— WHAT TO DO —
Reproduce, exactly and in full, only the lines below from the one containing "Write a LaTeX" through the one containing "(gate.south) |- (drv.east);".

Code that draws figures:
>>>>>
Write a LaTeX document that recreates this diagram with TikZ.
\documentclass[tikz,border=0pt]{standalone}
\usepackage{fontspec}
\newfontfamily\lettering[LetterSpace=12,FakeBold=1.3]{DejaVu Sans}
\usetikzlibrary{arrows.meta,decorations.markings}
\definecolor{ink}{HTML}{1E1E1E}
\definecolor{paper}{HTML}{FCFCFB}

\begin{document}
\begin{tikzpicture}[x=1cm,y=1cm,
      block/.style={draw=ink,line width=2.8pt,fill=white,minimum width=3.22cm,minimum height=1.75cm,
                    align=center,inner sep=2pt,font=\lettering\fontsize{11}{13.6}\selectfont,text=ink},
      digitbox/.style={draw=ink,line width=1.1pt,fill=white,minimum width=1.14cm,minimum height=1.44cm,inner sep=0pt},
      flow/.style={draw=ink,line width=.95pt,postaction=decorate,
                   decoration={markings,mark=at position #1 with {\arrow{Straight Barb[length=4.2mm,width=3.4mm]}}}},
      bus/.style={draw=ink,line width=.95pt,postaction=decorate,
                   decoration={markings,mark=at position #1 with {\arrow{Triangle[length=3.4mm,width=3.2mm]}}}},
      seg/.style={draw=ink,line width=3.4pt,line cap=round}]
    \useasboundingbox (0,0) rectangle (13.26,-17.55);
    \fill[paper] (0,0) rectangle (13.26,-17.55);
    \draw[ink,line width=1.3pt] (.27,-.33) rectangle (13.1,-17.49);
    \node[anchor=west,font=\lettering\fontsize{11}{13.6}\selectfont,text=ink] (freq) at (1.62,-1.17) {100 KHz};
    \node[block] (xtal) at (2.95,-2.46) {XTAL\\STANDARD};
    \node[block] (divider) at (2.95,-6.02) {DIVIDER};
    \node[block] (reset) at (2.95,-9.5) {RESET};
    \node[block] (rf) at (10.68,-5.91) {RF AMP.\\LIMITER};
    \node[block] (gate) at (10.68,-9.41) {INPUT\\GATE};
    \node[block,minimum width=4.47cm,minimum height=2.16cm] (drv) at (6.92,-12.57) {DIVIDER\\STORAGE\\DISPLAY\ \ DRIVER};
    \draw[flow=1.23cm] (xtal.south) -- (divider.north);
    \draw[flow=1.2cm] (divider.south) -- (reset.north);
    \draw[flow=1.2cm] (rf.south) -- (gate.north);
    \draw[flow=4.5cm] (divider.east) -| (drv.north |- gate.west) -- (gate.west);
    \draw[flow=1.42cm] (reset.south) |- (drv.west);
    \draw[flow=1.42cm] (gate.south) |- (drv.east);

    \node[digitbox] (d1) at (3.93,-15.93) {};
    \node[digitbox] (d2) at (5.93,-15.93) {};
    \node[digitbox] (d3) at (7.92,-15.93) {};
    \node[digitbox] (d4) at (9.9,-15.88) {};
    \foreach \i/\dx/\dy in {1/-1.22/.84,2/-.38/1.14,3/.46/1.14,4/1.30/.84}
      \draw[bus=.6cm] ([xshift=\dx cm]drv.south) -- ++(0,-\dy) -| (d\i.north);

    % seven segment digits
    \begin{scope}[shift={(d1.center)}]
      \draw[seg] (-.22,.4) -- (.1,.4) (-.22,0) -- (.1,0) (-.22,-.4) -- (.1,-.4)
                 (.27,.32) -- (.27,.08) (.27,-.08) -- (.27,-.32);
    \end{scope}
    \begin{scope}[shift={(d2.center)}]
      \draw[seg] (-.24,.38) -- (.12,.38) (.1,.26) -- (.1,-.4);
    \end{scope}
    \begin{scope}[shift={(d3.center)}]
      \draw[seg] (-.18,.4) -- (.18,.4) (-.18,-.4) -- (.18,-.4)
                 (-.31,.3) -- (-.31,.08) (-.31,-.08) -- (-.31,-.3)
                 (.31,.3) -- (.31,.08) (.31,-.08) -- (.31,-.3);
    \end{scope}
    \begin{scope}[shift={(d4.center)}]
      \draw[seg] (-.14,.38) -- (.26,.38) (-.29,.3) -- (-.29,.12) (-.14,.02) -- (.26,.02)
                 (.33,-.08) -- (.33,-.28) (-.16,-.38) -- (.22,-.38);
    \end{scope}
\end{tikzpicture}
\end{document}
<<<<<
>>>>>
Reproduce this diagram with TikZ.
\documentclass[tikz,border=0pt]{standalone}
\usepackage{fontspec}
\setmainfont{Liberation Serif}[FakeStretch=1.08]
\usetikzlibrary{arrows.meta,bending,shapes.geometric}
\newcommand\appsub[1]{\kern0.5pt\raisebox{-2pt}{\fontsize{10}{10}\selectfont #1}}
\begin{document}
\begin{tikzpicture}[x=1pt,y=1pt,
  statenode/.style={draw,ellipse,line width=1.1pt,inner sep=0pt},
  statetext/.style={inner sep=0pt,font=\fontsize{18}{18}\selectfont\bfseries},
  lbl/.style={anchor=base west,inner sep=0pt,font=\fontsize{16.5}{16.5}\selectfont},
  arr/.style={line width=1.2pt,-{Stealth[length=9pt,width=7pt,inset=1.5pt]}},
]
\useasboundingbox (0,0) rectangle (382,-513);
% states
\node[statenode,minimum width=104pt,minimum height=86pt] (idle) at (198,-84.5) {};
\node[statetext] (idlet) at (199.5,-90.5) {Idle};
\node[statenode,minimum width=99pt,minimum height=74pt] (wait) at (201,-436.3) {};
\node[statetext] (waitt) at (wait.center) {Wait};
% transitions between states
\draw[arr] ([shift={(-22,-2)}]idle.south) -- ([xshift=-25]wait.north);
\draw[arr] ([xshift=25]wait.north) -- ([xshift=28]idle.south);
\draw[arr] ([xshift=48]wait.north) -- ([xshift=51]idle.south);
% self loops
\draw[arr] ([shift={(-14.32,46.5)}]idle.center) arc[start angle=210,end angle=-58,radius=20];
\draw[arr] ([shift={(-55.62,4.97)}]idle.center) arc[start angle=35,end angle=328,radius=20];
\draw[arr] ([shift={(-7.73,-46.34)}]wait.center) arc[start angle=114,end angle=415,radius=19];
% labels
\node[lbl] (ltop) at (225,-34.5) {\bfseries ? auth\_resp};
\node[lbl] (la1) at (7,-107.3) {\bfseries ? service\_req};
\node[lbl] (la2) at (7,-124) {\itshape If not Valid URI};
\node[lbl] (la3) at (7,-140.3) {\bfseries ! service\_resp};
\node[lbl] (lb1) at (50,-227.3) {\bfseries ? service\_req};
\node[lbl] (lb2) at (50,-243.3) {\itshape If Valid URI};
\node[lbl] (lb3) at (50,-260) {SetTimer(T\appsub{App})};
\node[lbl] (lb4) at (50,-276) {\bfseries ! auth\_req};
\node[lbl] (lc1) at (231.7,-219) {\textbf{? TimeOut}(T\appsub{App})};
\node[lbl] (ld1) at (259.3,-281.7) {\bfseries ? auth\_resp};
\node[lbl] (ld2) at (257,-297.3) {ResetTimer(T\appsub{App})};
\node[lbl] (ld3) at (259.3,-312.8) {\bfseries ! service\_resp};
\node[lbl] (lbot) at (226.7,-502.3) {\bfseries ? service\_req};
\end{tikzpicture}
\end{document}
<<<<<
— EXERCISE OUTPUT —
Write a LaTeX document that recreates this diagram with TikZ.
\documentclass[tikz,border=0pt]{standalone}
\usepackage{fontspec}
\newfontfamily\lettering[LetterSpace=12,FakeBold=1.3]{DejaVu Sans}
\usetikzlibrary{arrows.meta,decorations.markings}
\definecolor{ink}{HTML}{1E1E1E}
\definecolor{paper}{HTML}{FCFCFB}

\begin{document}
\begin{tikzpicture}[x=1cm,y=1cm,
      block/.style={draw=ink,line width=2.8pt,fill=white,minimum width=3.22cm,minimum height=1.75cm,
                    align=center,inner sep=2pt,font=\lettering\fontsize{11}{13.6}\selectfont,text=ink},
      digitbox/.style={draw=ink,line width=1.1pt,fill=white,minimum width=1.14cm,minimum height=1.44cm,inner sep=0pt},
      flow/.style={draw=ink,line width=.95pt,postaction=decorate,
                   decoration={markings,mark=at position #1 with {\arrow{Straight Barb[length=4.2mm,width=3.4mm]}}}},
      bus/.style={draw=ink,line width=.95pt,postaction=decorate,
                   decoration={markings,mark=at position #1 with {\arrow{Triangle[length=3.4mm,width=3.2mm]}}}},
      seg/.style={draw=ink,line width=3.4pt,line cap=round}]
    \useasboundingbox (0,0) rectangle (13.26,-17.55);
    \fill[paper] (0,0) rectangle (13.26,-17.55);
    \draw[ink,line width=1.3pt] (.27,-.33) rectangle (13.1,-17.49);
    \node[anchor=west,font=\lettering\fontsize{11}{13.6}\selectfont,text=ink] (freq) at (1.62,-1.17) {100 KHz};
    \node[block] (xtal) at (2.95,-2.46) {XTAL\\STANDARD};
    \node[block] (divider) at (2.95,-6.02) {DIVIDER};
    \node[block] (reset) at (2.95,-9.5) {RESET};
    \node[block] (rf) at (10.68,-5.91) {RF AMP.\\LIMITER};
    \node[block] (gate) at (10.68,-9.41) {INPUT\\GATE};
    \node[block,minimum width=4.47cm,minimum height=2.16cm] (drv) at (6.92,-12.57) {DIVIDER\\STORAGE\\DISPLAY\ \ DRIVER};
    \draw[flow=1.23cm] (xtal.south) -- (divider.north);
    \draw[flow=1.2cm] (divider.south) -- (reset.north);
    \draw[flow=1.2cm] (rf.south) -- (gate.north);
    \draw[flow=4.5cm] (divider.east) -| (drv.north |- gate.west) -- (gate.west);
    \draw[flow=1.42cm] (reset.south) |- (drv.west);
    \draw[flow=1.42cm] (gate.south) |- (drv.east);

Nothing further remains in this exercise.